● Your goal:
Only the pictures are omitted; repeat all other data exactly.

● Raw data:
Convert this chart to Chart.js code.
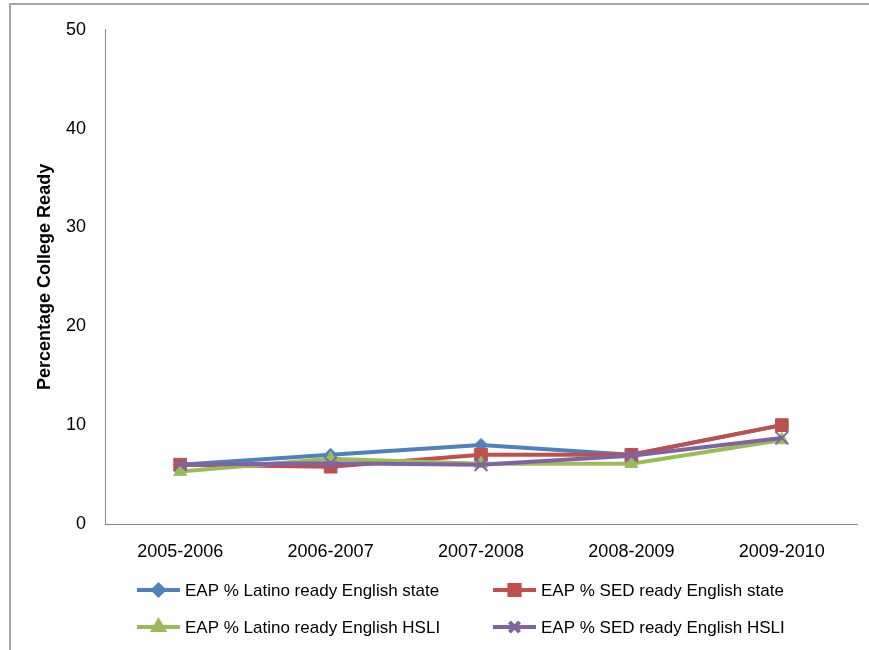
<!DOCTYPE html>
<html>
<head>
<meta charset="utf-8">
<script src="https://cdn.jsdelivr.net/npm/chart.js@4.4.0/dist/chart.umd.min.js"></script>
<style>
  html, body { margin: 0; padding: 0; background: #fff; }
  #wrap { position: relative; width: 869px; height: 650px; overflow: hidden; }
  #frame { position: absolute; left: 9px; top: 3px; right: -5px; bottom: -5px;
           border-top: 2px solid #a6a6a6; border-left: 2px solid #a6a6a6; }
  canvas { position: absolute; left: 0; top: 0; }
</style>
</head>
<body>
<div id="wrap">
  <div id="frame"></div>
  <canvas id="myChart" width="869" height="650"></canvas>
</div>
<script>
// values
var years = ['2005-2006', '2006-2007', '2007-2008', '2008-2009', '2009-2010'];
var latinoState = [6, 7, 8, 7, 10];
var sedState = [6, 5.8, 7, 7, 10];
var latinoHsli = [5.3, 6.6, 6.1, 6.1, 8.5];
var sedHsli = [6, 6.15, 6, 6.9, 8.7];

var seriesNames = [
    'EAP % Latino ready English state',
    'EAP % SED ready English state',
    'EAP % Latino ready English HSLI',
    'EAP % SED ready English HSLI'
];

var fontName = '"Liberation Sans", Arial, sans-serif';

// Excel style legend: two columns, line with marker in the middle
var legendPlugin = {
    id: 'excelLegend',
    afterDraw: function (chart) {
        var ctx = chart.ctx;
        var colX = [137, 493];
        var rowY = [590, 627];
        chart.data.datasets.forEach(function (ds, i) {
            var x = colX[i % 2];
            var y = rowY[Math.floor(i / 2)];
            ctx.save();
            ctx.strokeStyle = ds.borderColor;
            ctx.lineWidth = 4;
            ctx.beginPath();
            ctx.moveTo(x, y);
            ctx.lineTo(x + 43, y);
            ctx.stroke();
            ctx.fillStyle = ds.pointBackgroundColor;
            ctx.strokeStyle = ds.pointBorderColor;
            if (Chart.helpers && Chart.helpers.drawPoint) {
                Chart.helpers.drawPoint(ctx, {
                    pointStyle: ds.pointStyle,
                    radius: ds.pointRadius * 0.8,
                    borderWidth: ds.pointBorderWidth
                }, x + 21.5, y);
            }
            ctx.fillStyle = '#000';
            ctx.font = '17px ' + fontName;
            ctx.textBaseline = 'middle';
            ctx.textAlign = 'left';
            ctx.fillText(ds.label, x + 48, y + 1);
            ctx.restore();
        });
    }
};

var ctx = document.getElementById('myChart').getContext('2d');
var chart = new Chart(ctx, {
    type: 'line',
    data: {
        labels: years,
        datasets: [{
            label: seriesNames[0],
            data: latinoState,
            borderColor: '#4F81BD',
            pointBackgroundColor: '#4F81BD',
            pointBorderColor: '#4F81BD',
            pointStyle: 'rectRot',
            pointRadius: 6.5,
            pointBorderWidth: 1,
            order: 4
        }, {
            label: seriesNames[1],
            data: sedState,
            borderColor: '#C0504D',
            pointBackgroundColor: '#C0504D',
            pointBorderColor: '#C0504D',
            pointStyle: 'rect',
            pointRadius: 9,
            pointBorderWidth: 1,
            order: 3
        }, {
            label: seriesNames[2],
            data: latinoHsli,
            borderColor: '#9BBB59',
            pointBackgroundColor: '#9BBB59',
            pointBorderColor: '#9BBB59',
            pointStyle: 'triangle',
            pointRadius: 7.5,
            pointBorderWidth: 1,
            order: 2
        }, {
            label: seriesNames[3],
            data: sedHsli,
            borderColor: '#8064A2',
            pointBackgroundColor: '#8064A2',
            pointBorderColor: '#8064A2',
            pointStyle: 'crossRot',
            pointRadius: 9,
            pointBorderWidth: 2,
            order: 1
        }]
    },
    options: {
        responsive: false,
        animation: false,
        devicePixelRatio: 1,
        layout: { padding: { top: 26, right: 12, bottom: 88, left: 0 } },
        elements: { line: { borderWidth: 4, tension: 0, fill: false } },
        plugins: {
            legend: { display: false },
            tooltip: { enabled: false }
        },
        scales: {
            x: {
                offset: true,
                grid: { display: false, drawTicks: false },
                border: { display: true, color: '#868686', width: 1 },
                ticks: {
                    color: '#000',
                    padding: 17,
                    maxRotation: 0,
                    font: { family: fontName, size: 18 }
                },
                afterFit: function (scale) { scale.height = 38; }
            },
            y: {
                min: 0,
                max: 50,
                grid: { display: false, drawTicks: false },
                border: { display: true, color: '#868686', width: 1 },
                ticks: {
                    stepSize: 10,
                    color: '#000',
                    padding: 19,
                    font: { family: fontName, size: 18 }
                },
                title: {
                    display: true,
                    text: 'Percentage College Ready',
                    color: '#000',
                    padding: { top: 34, bottom: 0 },
                    font: { family: fontName, size: 18, weight: 'bold' }
                },
                afterFit: function (scale) { scale.width = 105; }
            }
        }
    },
    plugins: [legendPlugin]
});
</script>
</body>
</html>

● Complete answer:
Convert this chart to Chart.js code.
<!DOCTYPE html>
<html>
<head>
<meta charset="utf-8">
<script src="https://cdn.jsdelivr.net/npm/chart.js@4.4.0/dist/chart.umd.min.js"></script>
<style>
  html, body { margin: 0; padding: 0; background: #fff; }
  #wrap { position: relative; width: 869px; height: 650px; overflow: hidden; }
  #frame { position: absolute; left: 9px; top: 3px; right: -5px; bottom: -5px;
           border-top: 2px solid #a6a6a6; border-left: 2px solid #a6a6a6; }
  canvas { position: absolute; left: 0; top: 0; }
</style>
</head>
<body>
<div id="wrap">
  <div id="frame"></div>
  <canvas id="myChart" width="869" height="650"></canvas>
</div>
<script>
// values
var years = ['2005-2006', '2006-2007', '2007-2008', '2008-2009', '2009-2010'];
var latinoState = [6, 7, 8, 7, 10];
var sedState = [6, 5.8, 7, 7, 10];
var latinoHsli = [5.3, 6.6, 6.1, 6.1, 8.5];
var sedHsli = [6, 6.15, 6, 6.9, 8.7];

var seriesNames = [
    'EAP % Latino ready English state',
    'EAP % SED ready English state',
    'EAP % Latino ready English HSLI',
    'EAP % SED ready English HSLI'
];

var fontName = '"Liberation Sans", Arial, sans-serif';

// Excel style legend: two columns, line with marker in the middle
var legendPlugin = {
    id: 'excelLegend',
    afterDraw: function (chart) {
        var ctx = chart.ctx;
        var colX = [137, 493];
        var rowY = [590, 627];
        chart.data.datasets.forEach(function (ds, i) {
            var x = colX[i % 2];
            var y = rowY[Math.floor(i / 2)];
            ctx.save();
            ctx.strokeStyle = ds.borderColor;
            ctx.lineWidth = 4;
            ctx.beginPath();
            ctx.moveTo(x, y);
            ctx.lineTo(x + 43, y);
            ctx.stroke();
            ctx.fillStyle = ds.pointBackgroundColor;
            ctx.strokeStyle = ds.pointBorderColor;
            if (Chart.helpers && Chart.helpers.drawPoint) {
                Chart.helpers.drawPoint(ctx, {
                    pointStyle: ds.pointStyle,
                    radius: ds.pointRadius * 0.8,
                    borderWidth: ds.pointBorderWidth
                }, x + 21.5, y);
            }
            ctx.fillStyle = '#000';
            ctx.font = '17px ' + fontName;
            ctx.textBaseline = 'middle';
            ctx.textAlign = 'left';
            ctx.fillText(ds.label, x + 48, y + 1);
            ctx.restore();
        });
    }
};

var ctx = document.getElementById('myChart').getContext('2d');
var chart = new Chart(ctx, {
    type: 'line',
    data: {
        labels: years,
        datasets: [{
            label: seriesNames[0],
            data: latinoState,
            borderColor: '#4F81BD',
            pointBackgroundColor: '#4F81BD',
            pointBorderColor: '#4F81BD',
            pointStyle: 'rectRot',
            pointRadius: 6.5,
            pointBorderWidth: 1,
            order: 4
        }, {
            label: seriesNames[1],
            data: sedState,
            borderColor: '#C0504D',
            pointBackgroundColor: '#C0504D',
            pointBorderColor: '#C0504D',
            pointStyle: 'rect',
            pointRadius: 9,
            pointBorderWidth: 1,
            order: 3
        }, {
            label: seriesNames[2],
            data: latinoHsli,
            borderColor: '#9BBB59',
            pointBackgroundColor: '#9BBB59',
            pointBorderColor: '#9BBB59',
            pointStyle: 'triangle',
            pointRadius: 7.5,
            pointBorderWidth: 1,
            order: 2
        }, {
            label: seriesNames[3],
            data: sedHsli,
            borderColor: '#8064A2',
            pointBackgroundColor: '#8064A2',
            pointBorderColor: '#8064A2',
            pointStyle: 'crossRot',
            pointRadius: 9,
            pointBorderWidth: 2,
            order: 1
        }]
    },
    options: {
        responsive: false,
        animation: false,
        devicePixelRatio: 1,
        layout: { padding: { top: 26, right: 12, bottom: 88, left: 0 } },
        elements: { line: { borderWidth: 4, tension: 0, fill: false } },
        plugins: {
            legend: { display: false },
            tooltip: { enabled: false }
        },
        scales: {
            x: {
                offset: true,
                grid: { display: false, drawTicks: false },
                border: { display: true, color: '#868686', width: 1 },
                ticks: {
                    color: '#000',
                    padding: 17,
                    maxRotation: 0,
                    font: { family: fontName, size: 18 }
                },
                afterFit: function (scale) { scale.height = 38; }
            },
            y: {
                min: 0,
                max: 50,
                grid: { display: false, drawTicks: false },
                border: { display: true, color: '#868686', width: 1 },
                ticks: {
                    stepSize: 10,
                    color: '#000',
                    padding: 19,
                    font: { family: fontName, size: 18 }
                },
                title: {
                    display: true,
                    text: 'Percentage College Ready',
                    color: '#000',
                    padding: { top: 34, bottom: 0 },
                    font: { family: fontName, size: 18, weight: 'bold' }
                },
                afterFit: function (scale) { scale.width = 105; }
            }
        }
    },
    plugins: [legendPlugin]
});
</script>
</body>
</html>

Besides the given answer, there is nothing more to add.